● Do this: The lines to reproduce run from the first one through the line containing "AFR_M1519 = [7076, 6842, 6550, 6316, 6281, 6234, 6164, 6070]". Reproduce them exactly.

● Data section:
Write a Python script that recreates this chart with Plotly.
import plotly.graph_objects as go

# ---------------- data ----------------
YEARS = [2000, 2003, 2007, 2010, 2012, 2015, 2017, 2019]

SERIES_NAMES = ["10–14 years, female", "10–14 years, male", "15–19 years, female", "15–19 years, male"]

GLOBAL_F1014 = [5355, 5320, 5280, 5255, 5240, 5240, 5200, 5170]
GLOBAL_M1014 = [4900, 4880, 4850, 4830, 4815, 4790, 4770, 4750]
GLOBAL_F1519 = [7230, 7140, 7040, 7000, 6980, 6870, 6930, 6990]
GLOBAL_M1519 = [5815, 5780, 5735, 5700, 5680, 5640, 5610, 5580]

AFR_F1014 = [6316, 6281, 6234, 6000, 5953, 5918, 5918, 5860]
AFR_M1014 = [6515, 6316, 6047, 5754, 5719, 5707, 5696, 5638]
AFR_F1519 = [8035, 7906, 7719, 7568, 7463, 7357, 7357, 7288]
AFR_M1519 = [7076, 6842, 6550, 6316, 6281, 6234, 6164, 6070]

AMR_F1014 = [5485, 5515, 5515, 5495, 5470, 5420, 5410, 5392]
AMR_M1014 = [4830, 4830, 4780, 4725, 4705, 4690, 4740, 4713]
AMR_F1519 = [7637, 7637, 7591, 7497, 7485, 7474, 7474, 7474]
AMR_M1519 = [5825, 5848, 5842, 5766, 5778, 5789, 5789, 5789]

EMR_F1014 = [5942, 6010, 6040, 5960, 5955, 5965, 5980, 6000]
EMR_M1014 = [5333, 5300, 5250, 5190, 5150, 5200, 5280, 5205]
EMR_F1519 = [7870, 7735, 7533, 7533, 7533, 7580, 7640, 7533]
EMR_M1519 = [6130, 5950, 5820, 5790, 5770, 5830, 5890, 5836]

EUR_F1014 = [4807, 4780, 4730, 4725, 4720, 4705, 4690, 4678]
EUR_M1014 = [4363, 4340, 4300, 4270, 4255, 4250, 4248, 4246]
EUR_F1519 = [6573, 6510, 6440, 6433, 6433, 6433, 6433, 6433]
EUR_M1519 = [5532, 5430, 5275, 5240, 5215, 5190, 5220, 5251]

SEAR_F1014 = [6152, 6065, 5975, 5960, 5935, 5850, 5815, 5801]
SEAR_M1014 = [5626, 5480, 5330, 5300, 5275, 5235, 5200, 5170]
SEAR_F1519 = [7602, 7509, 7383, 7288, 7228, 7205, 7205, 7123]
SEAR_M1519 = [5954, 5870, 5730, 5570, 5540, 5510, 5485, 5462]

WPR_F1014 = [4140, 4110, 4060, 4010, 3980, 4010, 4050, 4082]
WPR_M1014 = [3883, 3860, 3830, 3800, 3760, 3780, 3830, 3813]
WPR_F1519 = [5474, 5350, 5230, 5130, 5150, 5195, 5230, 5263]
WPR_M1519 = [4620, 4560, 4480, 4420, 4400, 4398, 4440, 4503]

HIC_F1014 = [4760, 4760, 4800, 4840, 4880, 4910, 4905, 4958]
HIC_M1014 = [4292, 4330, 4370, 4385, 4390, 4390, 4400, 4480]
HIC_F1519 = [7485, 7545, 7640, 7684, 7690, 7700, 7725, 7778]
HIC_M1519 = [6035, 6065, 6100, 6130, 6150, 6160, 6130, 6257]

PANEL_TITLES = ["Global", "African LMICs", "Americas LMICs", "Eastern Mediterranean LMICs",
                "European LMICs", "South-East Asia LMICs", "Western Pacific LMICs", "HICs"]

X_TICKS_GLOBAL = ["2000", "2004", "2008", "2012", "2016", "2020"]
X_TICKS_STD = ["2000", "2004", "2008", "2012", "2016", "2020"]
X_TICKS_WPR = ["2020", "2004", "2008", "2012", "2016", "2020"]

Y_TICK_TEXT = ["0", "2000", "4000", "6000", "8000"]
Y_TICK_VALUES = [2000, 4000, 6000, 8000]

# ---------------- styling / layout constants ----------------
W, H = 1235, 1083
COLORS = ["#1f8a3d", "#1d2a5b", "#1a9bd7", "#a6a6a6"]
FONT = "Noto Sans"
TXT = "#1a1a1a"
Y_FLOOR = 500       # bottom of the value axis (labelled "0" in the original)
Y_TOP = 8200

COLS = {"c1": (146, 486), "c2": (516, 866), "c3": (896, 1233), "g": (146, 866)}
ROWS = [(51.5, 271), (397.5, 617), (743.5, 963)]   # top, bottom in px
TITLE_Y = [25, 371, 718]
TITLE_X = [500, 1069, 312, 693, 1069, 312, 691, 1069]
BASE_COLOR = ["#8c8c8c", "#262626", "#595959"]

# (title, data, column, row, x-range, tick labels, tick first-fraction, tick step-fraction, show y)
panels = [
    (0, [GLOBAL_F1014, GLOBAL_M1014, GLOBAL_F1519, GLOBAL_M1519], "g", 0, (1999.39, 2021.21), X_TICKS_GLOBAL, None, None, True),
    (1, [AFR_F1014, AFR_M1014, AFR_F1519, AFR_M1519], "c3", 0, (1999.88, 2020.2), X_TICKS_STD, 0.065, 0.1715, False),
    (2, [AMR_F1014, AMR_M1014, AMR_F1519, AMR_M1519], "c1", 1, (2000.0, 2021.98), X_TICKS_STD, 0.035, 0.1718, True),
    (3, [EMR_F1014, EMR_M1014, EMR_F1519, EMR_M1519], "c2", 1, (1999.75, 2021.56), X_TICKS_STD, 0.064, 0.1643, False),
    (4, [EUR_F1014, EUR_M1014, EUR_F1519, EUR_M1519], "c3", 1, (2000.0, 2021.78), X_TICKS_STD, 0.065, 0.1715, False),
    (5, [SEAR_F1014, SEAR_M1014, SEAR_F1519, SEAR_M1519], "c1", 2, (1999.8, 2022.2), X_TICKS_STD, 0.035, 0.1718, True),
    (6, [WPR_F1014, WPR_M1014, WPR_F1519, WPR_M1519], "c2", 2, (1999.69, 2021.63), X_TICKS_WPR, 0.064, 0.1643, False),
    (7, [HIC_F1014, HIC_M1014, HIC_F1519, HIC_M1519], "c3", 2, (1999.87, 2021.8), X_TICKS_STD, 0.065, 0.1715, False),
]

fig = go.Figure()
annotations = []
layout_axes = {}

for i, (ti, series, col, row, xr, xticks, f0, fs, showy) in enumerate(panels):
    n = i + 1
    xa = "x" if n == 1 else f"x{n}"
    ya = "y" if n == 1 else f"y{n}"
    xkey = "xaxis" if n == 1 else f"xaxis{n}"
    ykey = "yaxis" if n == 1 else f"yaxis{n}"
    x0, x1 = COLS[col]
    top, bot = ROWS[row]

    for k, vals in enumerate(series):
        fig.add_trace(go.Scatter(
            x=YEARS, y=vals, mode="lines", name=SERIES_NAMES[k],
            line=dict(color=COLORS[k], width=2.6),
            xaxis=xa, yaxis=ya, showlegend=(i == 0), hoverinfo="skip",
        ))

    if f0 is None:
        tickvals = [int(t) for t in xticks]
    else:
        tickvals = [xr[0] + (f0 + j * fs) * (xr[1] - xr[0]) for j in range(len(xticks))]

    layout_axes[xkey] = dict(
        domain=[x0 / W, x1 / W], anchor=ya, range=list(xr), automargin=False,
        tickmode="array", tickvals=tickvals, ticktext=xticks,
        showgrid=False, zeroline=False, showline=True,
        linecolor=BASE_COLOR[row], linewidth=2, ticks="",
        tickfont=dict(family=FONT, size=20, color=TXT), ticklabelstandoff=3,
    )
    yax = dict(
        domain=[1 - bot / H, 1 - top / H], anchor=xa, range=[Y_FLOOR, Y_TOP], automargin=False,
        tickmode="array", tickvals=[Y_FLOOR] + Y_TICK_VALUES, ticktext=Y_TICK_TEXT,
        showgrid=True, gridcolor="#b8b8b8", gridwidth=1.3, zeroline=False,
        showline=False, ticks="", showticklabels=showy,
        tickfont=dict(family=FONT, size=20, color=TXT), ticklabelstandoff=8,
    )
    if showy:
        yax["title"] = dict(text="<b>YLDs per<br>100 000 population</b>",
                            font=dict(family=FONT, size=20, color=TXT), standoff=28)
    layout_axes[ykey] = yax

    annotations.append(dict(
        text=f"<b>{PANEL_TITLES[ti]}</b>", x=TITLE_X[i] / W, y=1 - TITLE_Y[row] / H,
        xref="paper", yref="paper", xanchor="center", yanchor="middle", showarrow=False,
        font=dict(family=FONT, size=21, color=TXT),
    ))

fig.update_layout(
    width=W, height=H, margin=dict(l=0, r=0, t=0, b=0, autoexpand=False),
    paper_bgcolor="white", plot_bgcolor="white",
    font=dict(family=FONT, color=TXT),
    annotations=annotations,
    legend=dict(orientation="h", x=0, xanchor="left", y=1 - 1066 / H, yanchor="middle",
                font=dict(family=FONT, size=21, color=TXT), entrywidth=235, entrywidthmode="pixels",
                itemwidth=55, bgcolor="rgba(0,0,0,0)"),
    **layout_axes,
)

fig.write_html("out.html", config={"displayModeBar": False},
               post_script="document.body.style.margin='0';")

● Complete answer:
Write a Python script that recreates this chart with Plotly.
import plotly.graph_objects as go

# ---------------- data ----------------
YEARS = [2000, 2003, 2007, 2010, 2012, 2015, 2017, 2019]

SERIES_NAMES = ["10–14 years, female", "10–14 years, male", "15–19 years, female", "15–19 years, male"]

GLOBAL_F1014 = [5355, 5320, 5280, 5255, 5240, 5240, 5200, 5170]
GLOBAL_M1014 = [4900, 4880, 4850, 4830, 4815, 4790, 4770, 4750]
GLOBAL_F1519 = [7230, 7140, 7040, 7000, 6980, 6870, 6930, 6990]
GLOBAL_M1519 = [5815, 5780, 5735, 5700, 5680, 5640, 5610, 5580]

AFR_F1014 = [6316, 6281, 6234, 6000, 5953, 5918, 5918, 5860]
AFR_M1014 = [6515, 6316, 6047, 5754, 5719, 5707, 5696, 5638]
AFR_F1519 = [8035, 7906, 7719, 7568, 7463, 7357, 7357, 7288]
AFR_M1519 = [7076, 6842, 6550, 6316, 6281, 6234, 6164, 6070]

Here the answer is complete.